Perserikatan Bangsa-Bangsa pada 25 Oktober, menyerukan lebih banyak dukungan kemanusiaan dan upaya baru untuk mengakhiri perang dan untuk semua.
Kelangkaan air juga berdampak pada tanaman dengan panen gandum terendah sejak perang dimulai serta mata pencaharian petani terancam.
“Orang-orang di beberapa wilayah di Suriah berada di tengah meningkatnya keamanan, kesehatan masyarakat, dan krisis ekonomi. Mereka berjuang untuk bertahan hidup,” ungkap Reena Ghelani, direktur operasi layanan kemanusiaan PBB, kepada Dewan Keamanan, seperti dilansir dari The Cradle, Rabu (26/10).
Ghelani menjelaskan bahwa pertempuran di utara negara itu terus membunuh warga sipil dan bahwa sebagian besar penduduk negara itu hidup dengan kesulitan besar karena krisis ekonomi yang melanda wilayah tersebut.
Lebih buruk lagi, negara Arab mengalami wabah kolera pertamanya dalam 13 tahun, dengan lebih dari 24.000 kasus yang dicurigai dan setidaknya 80 kematian, krisis yang diperparah oleh kekurangan air di sebagian negara, dilaporkan oleh Associated Press.
Ghelani mencatat bahwa jutaan warga Suriah tidak memiliki akses yang aman ke air bersih dan situasinya dapat memburuk dalam beberapa bulan mendatang, di mana curah hujan di bawah normal diperkirakan akan terjadi.
Kekurangan air juga mempengaruhi panen dan meningkatkan harga pangan, menyebabkan kerawanan pangan meroket dan tingkat kekurangan gizi meningkat, tambahnya.
“Hari ini, warga Suriah hanya mampu membeli 15 persen dari makanan yang bisa mereka beli tiga tahun lalu,” ungkap pejabat PBB itu menjelaskan, menyebut krisis ekonomi saat ini yang terburuk di Suriah sejak konflik negara itu dimulai pada tahun 2011.
Sementara itu, negosiasi dalam mencari solusi diplomatik untuk perang tetap terhenti, sebagaimana dicatat oleh utusan PBB Geir Pedersen pada 26 Oktober, yang baru-baru ini mengunjungi Damaskus dan ibu kota lainnya untuk mencoba menghidupkan kembali proses tersebut, menurut Al-Awsat News.
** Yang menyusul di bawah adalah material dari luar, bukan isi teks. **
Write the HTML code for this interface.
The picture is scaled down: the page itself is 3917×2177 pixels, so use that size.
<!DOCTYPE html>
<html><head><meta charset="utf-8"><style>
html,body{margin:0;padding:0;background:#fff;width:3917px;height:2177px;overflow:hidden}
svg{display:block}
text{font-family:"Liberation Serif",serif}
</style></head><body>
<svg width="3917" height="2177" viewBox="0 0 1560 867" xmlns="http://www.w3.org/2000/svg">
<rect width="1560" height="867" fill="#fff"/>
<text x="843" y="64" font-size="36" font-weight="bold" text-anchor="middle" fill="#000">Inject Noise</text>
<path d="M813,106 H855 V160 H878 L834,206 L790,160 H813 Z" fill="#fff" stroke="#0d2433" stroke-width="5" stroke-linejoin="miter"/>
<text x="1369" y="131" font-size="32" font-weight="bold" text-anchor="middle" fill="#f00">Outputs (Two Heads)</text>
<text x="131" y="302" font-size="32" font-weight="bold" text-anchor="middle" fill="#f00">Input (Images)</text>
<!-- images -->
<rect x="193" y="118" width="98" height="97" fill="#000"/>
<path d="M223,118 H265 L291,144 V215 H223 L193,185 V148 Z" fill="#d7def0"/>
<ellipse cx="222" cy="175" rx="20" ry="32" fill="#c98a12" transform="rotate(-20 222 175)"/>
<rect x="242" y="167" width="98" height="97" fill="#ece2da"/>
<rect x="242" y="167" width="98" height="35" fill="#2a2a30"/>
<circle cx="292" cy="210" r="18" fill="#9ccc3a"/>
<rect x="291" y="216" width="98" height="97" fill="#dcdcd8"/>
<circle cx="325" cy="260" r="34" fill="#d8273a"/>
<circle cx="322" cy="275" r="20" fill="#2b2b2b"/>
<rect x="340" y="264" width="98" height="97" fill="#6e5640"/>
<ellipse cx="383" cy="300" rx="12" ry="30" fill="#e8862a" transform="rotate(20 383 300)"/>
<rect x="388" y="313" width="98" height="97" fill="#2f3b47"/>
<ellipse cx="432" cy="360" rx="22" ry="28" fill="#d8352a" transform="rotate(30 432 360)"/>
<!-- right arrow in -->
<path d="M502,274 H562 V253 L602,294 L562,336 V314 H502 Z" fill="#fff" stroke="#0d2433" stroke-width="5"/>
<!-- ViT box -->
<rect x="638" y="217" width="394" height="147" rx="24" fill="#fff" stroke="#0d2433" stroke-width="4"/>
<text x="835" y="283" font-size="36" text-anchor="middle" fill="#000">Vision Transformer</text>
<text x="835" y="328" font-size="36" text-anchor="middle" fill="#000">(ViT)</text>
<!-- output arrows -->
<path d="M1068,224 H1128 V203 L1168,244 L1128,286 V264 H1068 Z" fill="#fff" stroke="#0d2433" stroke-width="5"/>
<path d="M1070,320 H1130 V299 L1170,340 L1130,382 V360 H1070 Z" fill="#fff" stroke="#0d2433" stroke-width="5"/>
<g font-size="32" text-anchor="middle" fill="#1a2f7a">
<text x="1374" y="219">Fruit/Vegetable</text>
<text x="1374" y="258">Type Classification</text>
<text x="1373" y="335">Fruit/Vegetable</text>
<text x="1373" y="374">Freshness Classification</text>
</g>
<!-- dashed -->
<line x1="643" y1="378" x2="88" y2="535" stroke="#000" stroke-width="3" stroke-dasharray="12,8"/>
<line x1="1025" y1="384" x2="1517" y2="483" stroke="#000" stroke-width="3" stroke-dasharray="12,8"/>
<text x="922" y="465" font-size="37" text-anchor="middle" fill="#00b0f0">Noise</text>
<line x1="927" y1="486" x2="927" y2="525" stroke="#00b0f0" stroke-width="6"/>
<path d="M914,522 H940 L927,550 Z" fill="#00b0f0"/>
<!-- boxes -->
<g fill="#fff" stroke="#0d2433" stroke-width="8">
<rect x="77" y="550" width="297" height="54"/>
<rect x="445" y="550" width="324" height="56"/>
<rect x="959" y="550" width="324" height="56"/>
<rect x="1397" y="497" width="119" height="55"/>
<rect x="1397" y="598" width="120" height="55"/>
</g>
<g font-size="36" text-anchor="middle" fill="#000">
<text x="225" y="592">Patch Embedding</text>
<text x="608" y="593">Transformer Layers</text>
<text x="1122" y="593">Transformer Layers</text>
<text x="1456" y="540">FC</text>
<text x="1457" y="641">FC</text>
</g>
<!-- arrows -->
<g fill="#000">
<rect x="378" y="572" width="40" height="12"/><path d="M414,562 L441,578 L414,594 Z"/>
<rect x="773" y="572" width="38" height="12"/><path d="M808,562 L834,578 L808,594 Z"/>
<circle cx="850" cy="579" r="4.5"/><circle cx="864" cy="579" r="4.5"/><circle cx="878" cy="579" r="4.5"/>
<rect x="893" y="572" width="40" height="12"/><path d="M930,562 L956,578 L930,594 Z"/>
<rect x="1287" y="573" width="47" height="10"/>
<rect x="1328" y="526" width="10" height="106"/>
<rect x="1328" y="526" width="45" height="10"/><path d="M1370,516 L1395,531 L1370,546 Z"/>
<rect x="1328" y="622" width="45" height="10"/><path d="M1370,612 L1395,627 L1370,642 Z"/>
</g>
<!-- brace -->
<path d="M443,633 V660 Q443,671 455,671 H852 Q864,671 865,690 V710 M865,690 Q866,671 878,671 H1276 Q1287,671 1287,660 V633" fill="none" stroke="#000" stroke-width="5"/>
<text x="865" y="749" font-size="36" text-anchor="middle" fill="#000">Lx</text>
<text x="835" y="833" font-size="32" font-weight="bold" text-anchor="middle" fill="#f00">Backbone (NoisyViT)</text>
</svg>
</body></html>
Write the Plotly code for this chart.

Dalam beberapa pekan terakhir, kata Pedersen, mata uang Suriah, pound, “kehilangan nilainya yang sangat besar … yang pada gilirannya membuat harga makanan dan bahan bakar melonjak ke rekor harga yang lebih tinggi.”
Dan dia memperingatkan krisis ekonomi “hanya akan menjadi yang terburuk bagi sebagian besar orang” dengan mendekatnya musim dingin dan dana tambahan sangat dibutuhkan.